Konya’da 20 Mart 1923 tarihinde gençlere ilim ve bilim hakkında bir konuşma yapan Atatürk, dünyadaki keşiflerden ve ilimden yararlanmayı esas almış; ancak bilimin temelini “milletin içinden çıkarmak” gerektiğini ifade etmiştir.

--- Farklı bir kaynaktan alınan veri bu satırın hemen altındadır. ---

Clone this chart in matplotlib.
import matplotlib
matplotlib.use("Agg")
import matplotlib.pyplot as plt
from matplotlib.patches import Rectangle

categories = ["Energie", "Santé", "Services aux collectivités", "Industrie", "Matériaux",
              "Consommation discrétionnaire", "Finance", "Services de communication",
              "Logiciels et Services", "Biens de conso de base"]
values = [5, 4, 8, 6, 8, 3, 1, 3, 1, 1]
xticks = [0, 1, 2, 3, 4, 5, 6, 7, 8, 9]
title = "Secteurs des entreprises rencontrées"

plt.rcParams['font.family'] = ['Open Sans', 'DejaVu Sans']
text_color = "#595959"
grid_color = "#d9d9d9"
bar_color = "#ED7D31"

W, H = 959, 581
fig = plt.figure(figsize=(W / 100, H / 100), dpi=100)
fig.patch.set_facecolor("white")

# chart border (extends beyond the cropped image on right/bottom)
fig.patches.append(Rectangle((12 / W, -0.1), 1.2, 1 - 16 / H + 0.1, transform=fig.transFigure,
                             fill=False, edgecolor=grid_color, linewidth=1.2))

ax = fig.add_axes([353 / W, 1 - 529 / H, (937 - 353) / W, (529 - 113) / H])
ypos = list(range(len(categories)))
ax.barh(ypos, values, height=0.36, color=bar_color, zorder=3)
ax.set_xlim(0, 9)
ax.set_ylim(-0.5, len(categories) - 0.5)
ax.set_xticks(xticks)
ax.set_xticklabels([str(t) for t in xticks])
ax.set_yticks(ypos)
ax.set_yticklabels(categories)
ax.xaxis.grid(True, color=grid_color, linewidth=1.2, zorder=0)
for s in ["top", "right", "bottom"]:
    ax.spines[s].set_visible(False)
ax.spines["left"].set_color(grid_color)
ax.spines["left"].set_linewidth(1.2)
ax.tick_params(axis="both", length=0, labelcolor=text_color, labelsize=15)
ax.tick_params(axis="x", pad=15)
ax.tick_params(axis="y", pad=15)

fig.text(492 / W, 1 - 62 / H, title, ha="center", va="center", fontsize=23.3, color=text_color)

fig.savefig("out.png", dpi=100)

Bir milletin saygın bir konumda olması için yalnız ilim ve teknolojide ilerlemenin yeterli olmayacağını vurgulayan Ulu Önder, dünyanın her yerinden ilim öğrenmeyi dikkat çekmiştir.

“İlim ve fen için kayıt ve şart olmadığını” ifade eden Atatürk’ün bilime verdiği önemi anlatan sözlerinden bazıları şunlardır;

“İlim mutlaka cahilliği yener, o halde halkı aydınlatmak lazımdır.”

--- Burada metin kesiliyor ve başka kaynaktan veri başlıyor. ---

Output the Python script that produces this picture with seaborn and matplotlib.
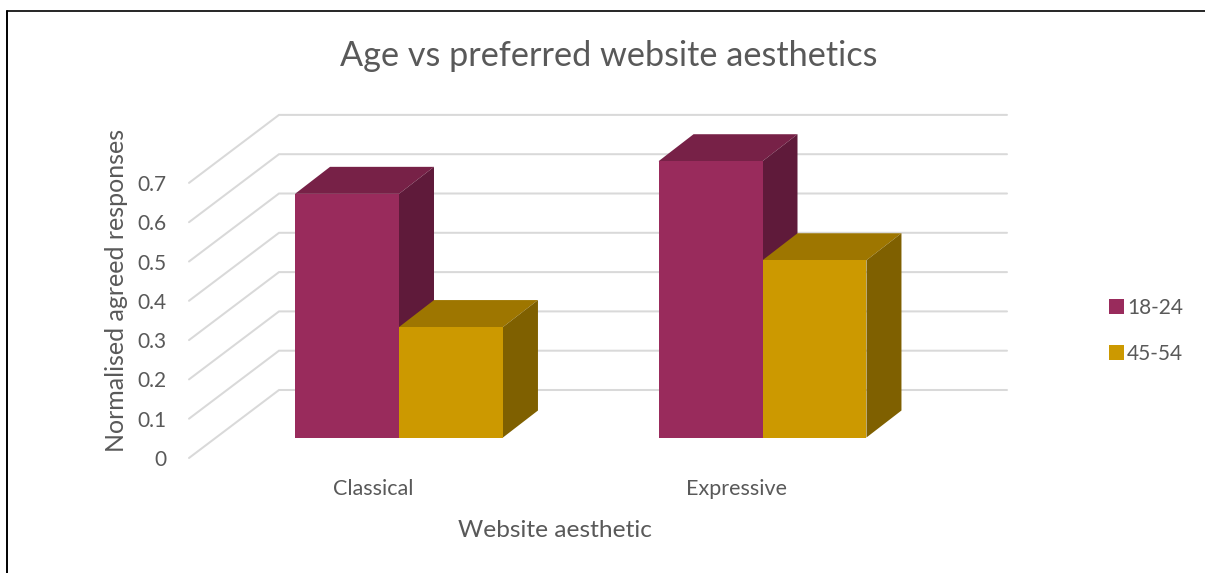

“İlim ve fen nerede ise oradan olacağız ve her millet ferdinin kafasına koyacağız. İlim ve fen için kayıt ve şart yoktur.”

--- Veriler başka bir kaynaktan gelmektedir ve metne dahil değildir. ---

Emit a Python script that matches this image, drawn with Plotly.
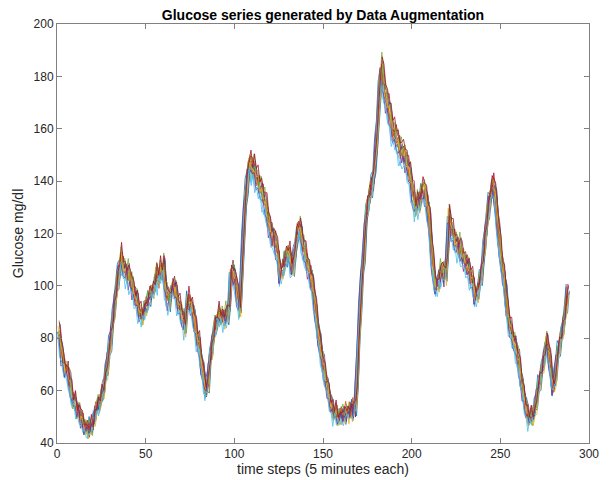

“Aydın sınıfın halka telkin edeceği idealler, halkın ruh ve vicdanından alınmış olmalıdır.”

“İlim ve fen almak için Avrupa'ya, Amerika'ya ve her tarafa çocuklarımızı göndermeye mecburuz ve göndereceğiz.”

“Türk milletinin yürümekte olduğu medeniyet ve ilerleme yolunda elinde ve kafasında tuttuğu meşale müspet ilimdir.”

"Dünyada her şey için, medeniyet için, hayat için, başarı için en gerçek yol göstericisi ilimdir, fendir. İlim ve fennin dışında yol gösterici aramak gaflettir, cahilliktir, doğru yoldan sapmaktır. Yalnız ilmin ve fennin yaşadığımız her dakikadaki safhalarının gelişimini anlamak ve ilerlemeleri zamanında takip etmek şarttır.”

“İlim, tercüme ile olmaz, inceleme ile olur. İlim ve özellikle sosyal bilimler dalındaki işlerde ben emir vermem. Bu alanda isterim ki beni bilim adamları aydınlatsınlar.”

“Benim manevî mirasım ilim ve akıldır. Benden sonrakiler, bizim aşmak zorunda olduğumuz çetin ve köklü zorluklar karşısında, belki gayelere tamamen eremediğimizi fakat asla taviz vermediğimizi, akıl ve ilmi rehber edindiğimizi tasdik edeceklerdir.”

“Dünyanın her türlü ilminden, buluşlarından, ilerlemelerinden istifade edelim; ancak unutmayalım ki, asıl temeli kendi içimizden çıkarmak mecburiyetindeyiz.”

“Benim Türk milleti için yapmak istediklerim ve başarmaya çalıştıklarım ortadadır. Benden sonra beni benimsemek isteyenler, bu temel mihver (eksen) üzerinde akıl ve ilmin rehberliğini kabul ederlerse, manevi mirasçılarım olurlar."

“Bir ulusun asker ordusu ne kadar güçlü olursa olsun, kazandığı zafer ne kadar yüce olursa olsun, bir ulus ilim ordusuna sahip değilse, savaş meydanlarında kazanılmış zaferlerin sonu olacaktır.”

“Mektebin vereceği ilim ve fen sayesindedir ki; Türk milleti, Türk sanatı, iktisadiyati, Türk şiir ve edebiyatı, bütün bedayiiyle inkişaf eder.”

“Efendiler, medeniyet yolunda muvaffakiyet yenilenmeye bağlıdır. Sosyal hayatta, iktisadî hayatta, İlim ve fen sahasında muvaffak olmak için yegâne tekâmül ve terakki yolu budur.”

“Türk milletinin yürümekte olduğu terakkî ve medeniyet yolunda elinde ve kafasında tuttuğu meşale müspet ilimdir.”

“Milletimizin siyasal ve sosyal hayatında, milletimizin düşünce eğitiminde yol göstericimiz bilim ve teknik olacaktır.”

“Bizim akıl, mantık, zeka ile hareket etmek en belirgin özelliğimizdir. Bütün hayatımızı dolduran olaylar bu gerçeğin delilidirler.”